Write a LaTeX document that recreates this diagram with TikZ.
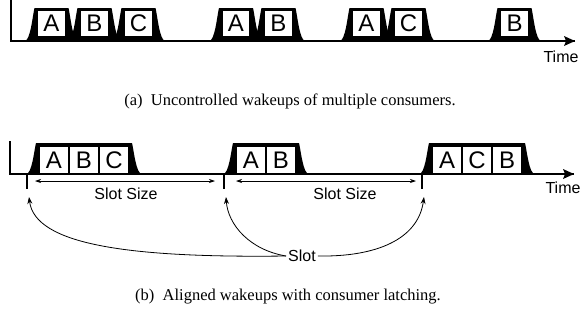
\documentclass[tikz,border=0pt]{standalone}
\usepackage{fontspec}
\setmainfont{Liberation Serif}
\setsansfont{Liberation Sans}
\usetikzlibrary{arrows.meta,positioning}

% black wakeup bump: left x, right x, base y, top y
\newcommand{\wakebump}[4]{%
  \fill (#1,#3) .. controls ({#1+6},#3) and ({#1+8},{#4+8}) .. ({#1+10},#4)
    -- ({#2-10},#4) .. controls ({#2-8},{#4+8}) and ({#2-6},#3) .. (#2,#3) -- cycle;}

\tikzset{
  cons/.style={draw, fill=white, line width=1.2pt, inner sep=0pt, outer sep=0pt,
    minimum width=28pt, minimum height=27pt, font=\sffamily\fontsize{24}{24}\selectfont},
  axis/.style={line width=1.6pt},
  tick/.style={line width=2.4pt},
  lbl/.style={font=\sffamily\fontsize{16}{16}\selectfont},
  capt/.style={font=\fontsize{16.5}{18}\selectfont},
  sizearrow/.style={line width=0.7pt, {Stealth[length=6pt,width=4pt]}-{Stealth[length=6pt,width=4pt]}},
  slotarrow/.style={line width=0.8pt, -{Stealth[length=7pt,width=5pt]}},
}

\begin{document}
\begin{tikzpicture}[x=1pt, y=-1pt]
  \useasboundingbox (0,0) rectangle (581,322);

  % (a) uncontrolled wakeups
  \foreach \c in {51.5,94.5,138.5,236,278.5,366.5,408.5,514.5}
    \wakebump{\c-27}{\c+27}{41}{8};
  \draw[axis] (11,0) -- (11,41) -- (575,41);
  \fill (575,41) -- (564,36) -- (566,41) -- (564,46) -- cycle;
  \node[cons] (uA1) at (51.5,23.5) {A};
  \node[cons] (uB1) at (94.5,23.5) {B};
  \node[cons] (uC1) at (138.5,23.5) {C};
  \node[cons] (uA2) at (236,23.5) {A};
  \node[cons] (uB2) at (278.5,23.5) {B};
  \node[cons] (uA3) at (366.5,23.5) {A};
  \node[cons] (uC3) at (408.5,23.5) {C};
  \node[cons] (uB4) at (514.5,23.5) {B};
  \node[lbl] (timea) at (561,57) {Time};
  \node[capt] (capa) at (290,101) {(a)\enspace Uncontrolled wakeups of multiple consumers.};

  % (b) aligned wakeups
  \wakebump{26}{142}{174}{143}
  \wakebump{223}{309}{174}{143}
  \wakebump{419}{535}{174}{143}
  \draw[axis] (10,141) -- (10,174) -- (574,174);
  \fill (574,174) -- (563,169) -- (565,174) -- (563,179) -- cycle;
  \node[cons, minimum width=30pt, minimum height=28pt] (lA1) at (54,160) {A};
  \node[cons, minimum width=30pt, minimum height=28pt, right=0pt of lA1] (lB1) {B};
  \node[cons, minimum width=30pt, minimum height=28pt, right=0pt of lB1] (lC1) {C};
  \node[cons, minimum width=30pt, minimum height=28pt] (lA2) at (251,160) {A};
  \node[cons, minimum width=30pt, minimum height=28pt, right=0pt of lA2] (lB2) {B};
  \node[cons, minimum width=30pt, minimum height=28pt] (lA3) at (447,160) {A};
  \node[cons, minimum width=30pt, minimum height=28pt, right=0pt of lA3] (lC3) {C};
  \node[cons, minimum width=30pt, minimum height=28pt, right=0pt of lC3] (lB3) {B};
  \node[lbl] (timeb) at (563,188) {Time};

  % slot boundaries
  \coordinate (k1) at (27,189);
  \coordinate (k2) at (224,189);
  \coordinate (k3) at (422,189);
  \draw[tick] (27,174) -- (k1);
  \draw[tick] (224,174) -- (k2);
  \draw[tick] (422,174) -- (k3);
  \coordinate (s1) at (35,181);
  \coordinate (s2) at (215,181);
  \coordinate (s3) at (236,181);
  \coordinate (s4) at (416,181);
  \draw[sizearrow] (s1) -- (s2);
  \draw[sizearrow] (s3) -- (s4);
  \node[lbl] (size1) at (126,194) {Slot Size};
  \node[lbl] (size2) at (345,194) {Slot Size};

  \node[lbl, inner sep=2pt] (slot) at (302,256) {Slot};
  \coordinate (e1) at (29,197);
  \coordinate (e2) at (226,197);
  \coordinate (e3) at (424,197);
  \draw[slotarrow] (slot.west) .. controls (130,258) and (35,245) .. (e1);
  \draw[slotarrow] (slot.west) .. controls (250,250) and (228,225) .. (e2);
  \draw[slotarrow] (slot.east) .. controls (375,257) and (418,240) .. (e3);

  \node[capt] (capb) at (288,297) {(b)\enspace Aligned wakeups with consumer latching.};
\end{tikzpicture}
\end{document}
━━━━━━
- **Aim of the task**
In how many lines of the data does the string "with" appear? Give only the number.

- **Solution to the exercise**
2